Translate PCRE pattern to POSIX

Question

I have the following pcre that works just fine:

/[c,f]=("(?:[a-z A-Z 0-9]|-|_|\/)+\.(?:js|html)")/g

It produces the desired output "foo.js" and "bar.html" from the inputs

<script src="foo.js"...
<link rel="import" href="bar.html"...

Problem is, the OS X version of grep doesn't seem to have any option like -o to only print the captured group (according to another SO question, that apparently works on linux). Since this will be part of a makefile, I need a version that I can count on running on any *nix platform.

I tried sed but the following

s/[c,f]=("(?:[[:alphanum:]]|-|_|\/)+\.(?:js|html)")/\1/pg

Throws an error: 'invalid operand for repetition-operator'. I've tried trimming it down, excluding the filepath separator characters, I just cant seem to crack it. Any help translating my pcre into something that I'm pretty much guaranteed to have on a POSIX-compliant (even unofficially so) platform?

P.S. I'm aware of the potential failure modes inherent in the regex I wrote, it only will be used against very specific files with fairly specific formatting.

@LucasTrzesniewski no but there are universal POSIX utilities like grep and sed. Problem was that grep flags are apparently platform dependent (along BSD/gnu lines) and I couldn't figure out how to do it in sed. I just can't count on pcregrep or gnu grep. Your edit was certainly cogent though. — Jared Smith, Feb 28 '16 at 22:23

score 3 · Answer 1 · edited May 23 '17 at 12:23

POSIX defines two flavors of regular expressions:

BREs (Basic Regular Expressions) - the older flavor with fewer features and the need to \-escape certain metacharacters, notably \(, \) and \{, \}, and no support for duplication symbols \+ (emulate with \{1,\}) and \? (emulate with \{0,1\}), and no support for \| (alternation; cannot be emulated).
EREs (Extended Regular Expressions) - the more modern flavor, which, however lacks regex-internal back-references (which is not the same as capture groups); also there is no support for word-boundary assertions (e.g, \<) and no support for capture groups.

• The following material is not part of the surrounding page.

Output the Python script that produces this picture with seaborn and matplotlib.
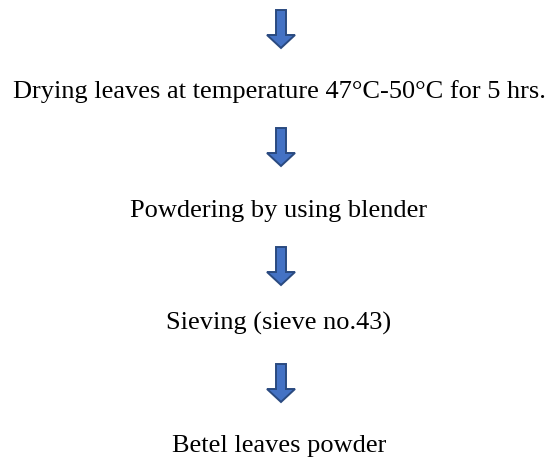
import matplotlib
matplotlib.use("Agg")
import matplotlib.pyplot as plt
from matplotlib.patches import Polygon
import seaborn as sns

# flowchart content
steps = ["Drying leaves at temperature 47\u00b0C-50\u00b0C for 5 hrs.",
         "Powdering by using blender",
         "Sieving (sieve no.43)",
         "Betel leaves powder"]

# layout (pixels, y measured from top)
text_baselines = [98, 217, 330, 452]
arrow_tops = [10, 128, 247, 364]
arrow_len = 38
arrow_x = 281
shaft_w = 10
head_w = 28
head_len = 13


def down_arrow(ax, x, top):
    """Block arrow pointing down"""
    tip = top + arrow_len
    hs = tip - head_len
    pts = [(x - shaft_w / 2, top), (x + shaft_w / 2, top), (x + shaft_w / 2, hs),
           (x + head_w / 2, hs), (x, tip), (x - head_w / 2, hs), (x - shaft_w / 2, hs)]
    ax.add_patch(Polygon(pts, closed=True, facecolor='#4472C4',
                         edgecolor='#2A4A80', linewidth=1.4, joinstyle='miter'))


sns.set_style("white")
plt.rcParams['font.family'] = ['Liberation Serif', 'DejaVu Serif']

fig = plt.figure(figsize=(5.52, 4.57), dpi=100)
ax = fig.add_axes([0, 0, 1, 1])
ax.set_xlim(0, 552)
ax.set_ylim(457, 0)
ax.axis('off')

for top in arrow_tops:
    down_arrow(ax, arrow_x, top)

for label, yb in zip(steps, text_baselines):
    ax.text(279, yb, label, ha='center', va='baseline', fontsize=19, color='black')

fig.savefig('out.png', dpi=100, facecolor='white')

POSIX also mandates which utilities support which flavor: which support BREs, which support EREs, and which optionally support either, and which exclusively support only BREs, or only EREs; notably:

grep uses BREs by default, but can enable EREs with -E
sed, sadly, only supports BREs
- Both GNU and BSD sed, however, - as a nonstandard extension - do support EREs with the -E switch (the better known alias with GNU sed is -r, but -E is supported too).
awk only supports EREs

Additionally, the regex libraries on both Linux and BSD/OSX implement extensions to the POSIX ERE syntax - sadly, these extensions are in part incompatible (such as the syntax for word-boundary assertions).

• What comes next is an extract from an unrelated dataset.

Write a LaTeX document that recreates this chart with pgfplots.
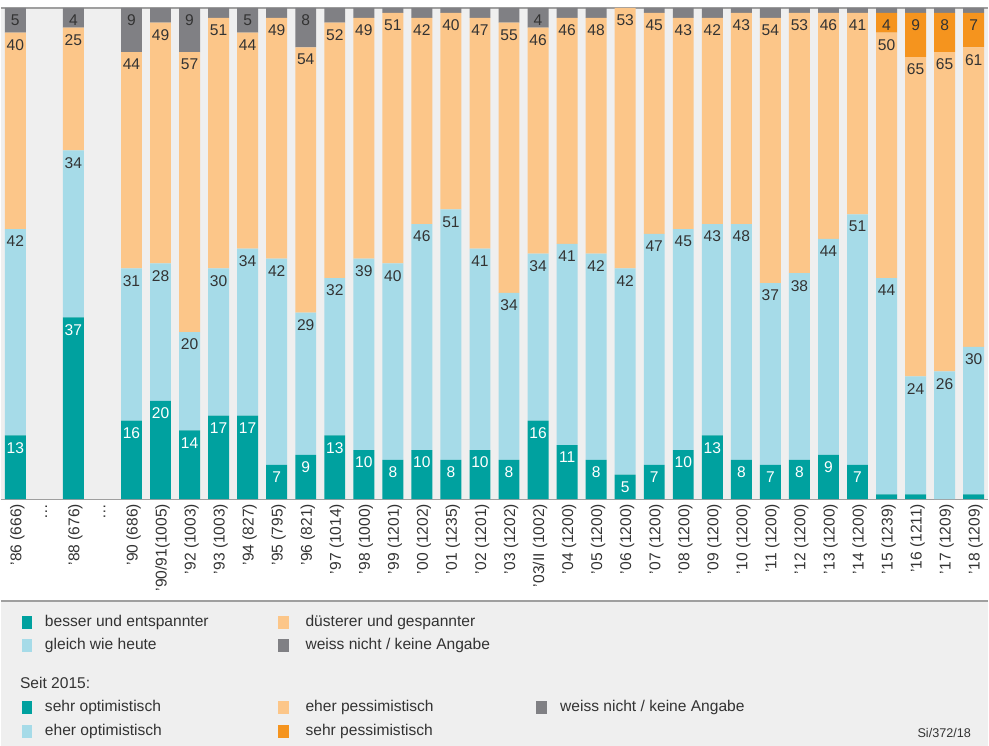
\documentclass[border=0pt]{standalone}
\usepackage{pgfplots}
\pgfplotsset{compat=1.18}
\usepackage{pgfplotstable}
\usepackage{fontspec}
\setmainfont{Liberation Sans}

\definecolor{cTeal}{HTML}{00A19F}
\definecolor{cLight}{HTML}{A6DBE8}
\definecolor{cPale}{HTML}{FCC689}
\definecolor{cOrange}{HTML}{F5941E}
\definecolor{cGray}{HTML}{808084}
\definecolor{cBg}{HTML}{EFEFEF}
\definecolor{cText}{HTML}{333333}

\newcommand\lbl{\fontsize{11.7}{14}\selectfont}

% a: besser / sehr optimistisch, b: gleich / eher optimistisch,
% c: duesterer / eher pessimistisch, d: sehr pessimistisch, e: weiss nicht
\pgfplotstableread{
x  a  b  c  d  e  la lb lc ld le
0  13 42 40 0  5  13 42 40 {} 5
2  37 34 25 0  4  37 34 25 {} 4
4  16 31 44 0  9  16 31 44 {} 9
5  20 28 49 0  3  20 28 49 {} {}
6  14 20 57 0  9  14 20 57 {} 9
7  17 30 51 0  2  17 30 51 {} {}
8  17 34 44 0  5  17 34 44 {} 5
9  7  42 49 0  2  7  42 49 {} {}
10 9  29 54 0  8  9  29 54 {} 8
11 13 32 52 0  3  13 32 52 {} {}
12 10 39 49 0  2  10 39 49 {} {}
13 8  40 51 0  1  8  40 51 {} {}
14 10 46 42 0  2  10 46 42 {} {}
15 8  51 40 0  1  8  51 40 {} {}
16 10 41 47 0  2  10 41 47 {} {}
17 8  34 55 0  3  8  34 55 {} {}
18 16 34 46 0  4  16 34 46 {} 4
19 11 41 46 0  2  11 41 46 {} {}
20 8  42 48 0  2  8  42 48 {} {}
21 5  42 53 0  0  5  42 53 {} {}
22 7  47 45 0  1  7  47 45 {} {}
23 10 45 43 0  2  10 45 43 {} {}
24 13 43 42 0  2  13 43 42 {} {}
25 8  48 43 0  1  8  48 43 {} {}
26 7  37 54 0  2  7  37 54 {} {}
27 8  38 53 0  1  8  38 53 {} {}
28 9  44 46 0  1  9  44 46 {} {}
29 7  51 41 0  1  7  51 41 {} {}
30 1  44 50 4  1  {} 44 50 4  {}
31 1  24 65 9  1  {} 24 65 9  {}
32 0  26 65 8  1  {} 26 65 8  {}
33 1  30 61 7  1  {} 30 61 7  {}
}\survey

\begin{document}
\begin{tikzpicture}[x=0.75pt,y=0.75pt]
\fill[white] (0,0) rectangle (989,747);
\fill[cBg] (0,0) rectangle (989,145);
\draw[gray!75, line width=0.9pt] (0,145) -- (989,145);
\begin{axis}[
  at={(0pt,185.25pt)}, anchor=south west,
  scale only axis, width=741.75pt, height=369pt,
  ybar stacked, bar width=0.72,
  xmin=-0.5, xmax=33.5, ymin=0, ymax=100,
  axis x line=bottom, axis y line=none,
  x axis line style={draw=gray!75, line width=0.9pt, -},
  axis background/.style={fill=cBg},
  xtick={0,...,33},
  xticklabels={’86 (666), \ldots, ’88 (676), \ldots, ’90 (686), ’90/91(1005), ’92 (1003), ’93 (1003), ’94 (827), ’95 (795), ’96 (821), ’97 (1014), ’98 (1000), ’99 (1201), ’00 (1202), ’01 (1235), ’02 (1201), ’03 (1202), ’03/II (1002), ’04 (1200), ’05 (1200), ’06 (1200), ’07 (1200), ’08 (1200), ’09 (1200), ’10 (1200), ’11 (1200), ’12 (1200), ’13 (1200), ’14 (1200), ’15 (1239), ’16 (1211), ’17 (1209), ’18 (1209)},
  major tick length=0pt,
  xticklabel style={rotate=90, anchor=east, font=\lbl, text=cText, yshift=-1.5pt},
  ytick=\empty,
  point meta=explicit symbolic,
  nodes near coords,
  % labels sit just below the top of their segment (pgfplots centres them)
  visualization depends on={rawy \as \segh},
  every node near coord/.append style={anchor=north, font=\lbl, text=cText,
    inner sep=5pt, yshift={\segh*1.845pt}},
  clip=false,
]
\addplot[fill=cTeal, draw=none, every node near coord/.append style={text=white}]
  table[x=x, y=a, meta=la] {\survey};
\addplot[fill=cLight, draw=none] table[x=x, y=b, meta=lb] {\survey};
\addplot[fill=cPale, draw=none] table[x=x, y=c, meta=lc] {\survey};
\addplot[fill=cOrange, draw=none] table[x=x, y=d, meta=ld] {\survey};
\addplot[fill=cGray, draw=none] table[x=x, y=e, meta=le] {\survey};
\draw[gray!75, line width=0.9pt] (rel axis cs:0,1) -- (rel axis cs:1,1);
\end{axis}

% legend
\begin{scope}[every node/.style={anchor=mid west, inner sep=0pt, font=\lbl, text=cText}]
\fill[cTeal]   (21,117) rectangle (31,130);
\node at (44,123) {besser und entspannter};
\fill[cLight]  (21,94) rectangle (31,107);
\node at (44,100) {gleich wie heute};
\fill[cPale]   (278,117) rectangle (289,130);
\node at (305,123) {düsterer und gespannter};
\fill[cGray]   (278,94) rectangle (289,107);
\node at (305,100) {weiss nicht / keine Angabe};
\node at (19,61) {Seit 2015:};
\fill[cTeal]   (21,32) rectangle (31,45);
\node at (44,38) {sehr optimistisch};
\fill[cLight]  (21,8) rectangle (31,21);
\node at (44,14) {eher optimistisch};
\fill[cPale]   (278,32) rectangle (289,45);
\node at (305,38) {eher pessimistisch};
\fill[cOrange] (278,8) rectangle (289,21);
\node at (305,14) {sehr pessimistisch};
\fill[cGray]   (536,32) rectangle (547,45);
\node at (560,38) {weiss nicht / keine Angabe};
\node[anchor=mid east, font=\fontsize{9.5}{11}\selectfont] at (972,12) {Si/372/18};
\end{scope}
\end{tikzpicture}
\end{document}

As for your specific regex:

It uses the syntax for non-capturing groups, (?:...); however, capture groups are pointless in the context of grep, because grep offers no replacement feature.

If we remove this aspect, we get:

[c,f]=("([a-z A-Z 0-9]|-|_|\/)+\.(js|html)")

This is now a valid POSIX ERE (which can be simplified - see Benjamin W's helpful answer).
However, since it is an Extended RE, using sed is not an option, if you want to remain strictly POSIX-compliant.

Because both GNU and BSD/OSX sed happen to implement -E to support EREs, you can get away with sed, if these platforms are the only ones you need to support - see anubhava's answer.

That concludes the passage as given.